Archeological Site No. 143-5 is a historic site in Ripogenus, Maine that is part of the Penobscot Headwater Lakes Prehistoric Sites. It was added to the National Register of Historic Places on October 31, 1995.

==Site No. 143-12==

Archeological Site No. 143-12 is a historic camp site in Ripogenus, Maine. The site is part of the Penobscot Headwater Lakes Prehistoric Sites and was added to the National Register of Historic Places on October 31, 1995.

==Site No. 143-15==

Archeological Site No. 143-15 is a historic site in Ripogenus, Maine. It is part of the Penobscot Headwater Lakes Prehistoric Sites and was added to the National Register of Historic Places on October 31, 1995.

==Site No. 143-16==

Archeological Site No. 143-16 is a historic camp site that is part of the Penobscot Headwater Lakes Prehistoric Sites. It is located in Ripogenus, Maine and was added to the National Register of Historic Places on October 31, 1995.

==Site No. 143-23==

Archeological Site No. 143-23 is a historic prehistoric camp site in Chesuncook, Maine that is part of the Penobscot Headwater Lakes Prehistoric Sites.

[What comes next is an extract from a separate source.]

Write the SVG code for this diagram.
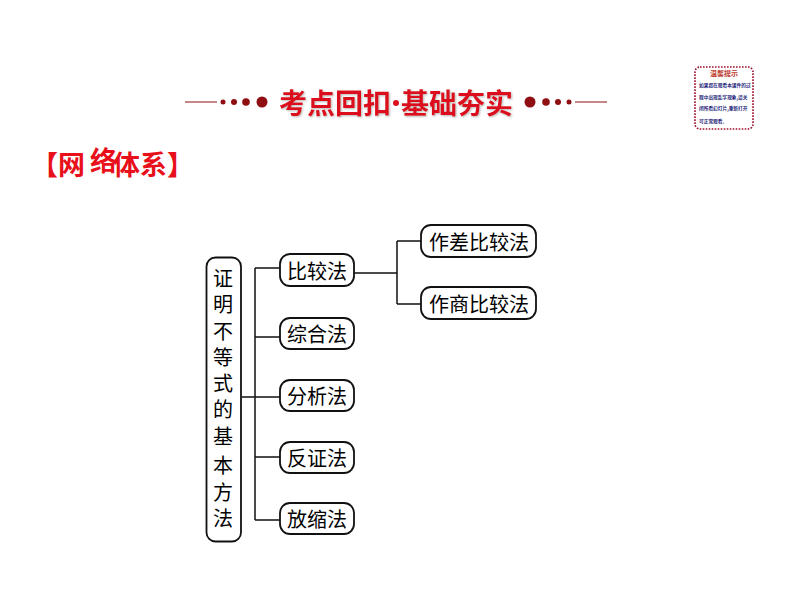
<svg xmlns="http://www.w3.org/2000/svg" width="794" height="596" viewBox="0 0 794 596">
<defs>
<filter id="glow" x="-5%" y="-20%" width="110%" height="140%"><feDropShadow dx="1" dy="1" stdDeviation="1.2" flood-color="#999" flood-opacity="0.7"/></filter>
</defs>
<style>
text{font-family:"Noto Sans CJK SC","Noto Sans",sans-serif}
.box{fill:#fff;stroke:#111;stroke-width:1.8}
.lbl{font-size:20px;font-weight:400;fill:#000;text-anchor:middle;dominant-baseline:central}
.conn{fill:none;stroke:#111;stroke-width:1.5}
.rule{stroke:#8a1010;stroke-width:1;fill:none}
.dot{fill:#8e0e12}
.ban{font-size:28px;font-weight:700;fill:#dc0f1e}
.tip{font-size:4.7px;fill:#1f1f7a;font-weight:700}
.ttl{font-size:27px;fill:#e8101a;font-weight:700}
</style>
<rect width="794" height="596" fill="#fff"/>
<g id="banner">
<path class="rule" d="M185 102H217M575 102H607"/>
<circle class="dot" cx="223" cy="102" r="2.500"/><circle class="dot" cx="234" cy="102" r="3"/><circle class="dot" cx="246" cy="102" r="3.800"/><circle class="dot" cx="262" cy="102" r="5.500"/>
<circle class="dot" cx="530" cy="102" r="5.500"/><circle class="dot" cx="546" cy="102" r="3.800"/><circle class="dot" cx="558" cy="102" r="3"/><circle class="dot" cx="569" cy="102" r="2.500"/>
<text class="ban" x="279" y="114" filter="url(#glow)">考点回扣</text>
<circle cx="396" cy="103" r="3" fill="#dc0f1e"/>
<text class="ban" x="401" y="114" filter="url(#glow)">基础夯实</text>
</g>
<g id="tip">
<rect x="695" y="67" width="58" height="62" rx="5" fill="#fff" stroke="#a01030" stroke-width="1.6" stroke-dasharray="1.6 1.4"/>
<text x="724" y="76" font-size="7" font-weight="700" fill="#c0392b" text-anchor="middle">温馨提示</text>
<text class="tip" x="699" y="87">如果您在观看本课件的过</text>
<text class="tip" x="699" y="99">程中出现乱字现象,请关</text>
<text class="tip" x="699" y="110">闭所看幻灯片,重新打开</text>
<text class="tip" x="699" y="123">可正常观看。</text>
</g>
<g id="title">
<text class="ttl" x="31" y="175">【网</text>
<text class="ttl" x="90" y="171">络</text>
<text class="ttl" x="113" y="175">体系】</text>
</g>
<g id="connectors">
<path class="conn" d="M242 397H255M255 268V520M255 268H280M255 337H280M255 397H280M255 457H280M255 520H280"/>
<path class="conn" d="M354 273H397M397 241V304M397 241H421M397 304H421"/>
</g>
<g id="n-root"><rect class="box" x="206.500" y="257.500" width="34.500" height="284" rx="9"/>
<text class="lbl" x="223 223 223 223 223 223 223 223 223 223" y="277 303 330 356 382 408 435 464 491 517">证明不等式的基本方法</text></g>
<g id="n1"><rect class="box" x="280" y="254" width="74" height="32" rx="10"/><text class="lbl" x="317" y="270">比较法</text></g>
<g id="n2"><rect class="box" x="280" y="318" width="74" height="31" rx="10"/><text class="lbl" x="317" y="333">综合法</text></g>
<g id="n3"><rect class="box" x="280" y="380" width="74" height="31" rx="10"/><text class="lbl" x="317" y="395">分析法</text></g>
<g id="n4"><rect class="box" x="280" y="442" width="74" height="31" rx="10"/><text class="lbl" x="317" y="457">反证法</text></g>
<g id="n5"><rect class="box" x="280" y="503" width="74" height="31" rx="10"/><text class="lbl" x="317" y="518">放缩法</text></g>
<g id="n6"><rect class="box" x="421" y="225" width="115" height="32" rx="10"/><text class="lbl" x="479" y="241">作差比较法</text></g>
<g id="n7"><rect class="box" x="421" y="287" width="115" height="32" rx="10"/><text class="lbl" x="479" y="303">作商比较法</text></g>
</svg>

The site was added to the National Register of Historic Places on October 31, 1995.

==Site No. 143-52==

Archeological Site No. 143-52 is a historic site in Chesuncook, Maine that is part of the Penobscot Headwater Lakes Prehistoric Sites. It was added to the National Register of Historic Places on October 31, 1995.

==Site No. 143-53==

Archeological Site No. 143-53 is a historic site in Chesuncook, Maine that is part of the Penobscot Headwater Lakes Prehistoric Sites. It was added to the National Register of Historic Places on October 31, 1995.

==Site No. 143-57==

Archeological Site No. 143-57 is a historic site in Chesuncook, Maine that is part of the Penobscot Headwater Lakes Prehistoric Sites. It was added to the National Register on October 31, 1995.

==Site No. 143-79==

Archeological Site No. 143–79 is a historic site in Chesuncook, Maine that is part of the Penobscot Headwater Lakes Prehistoric Sites. It was added to the National Register on October 31, 1995.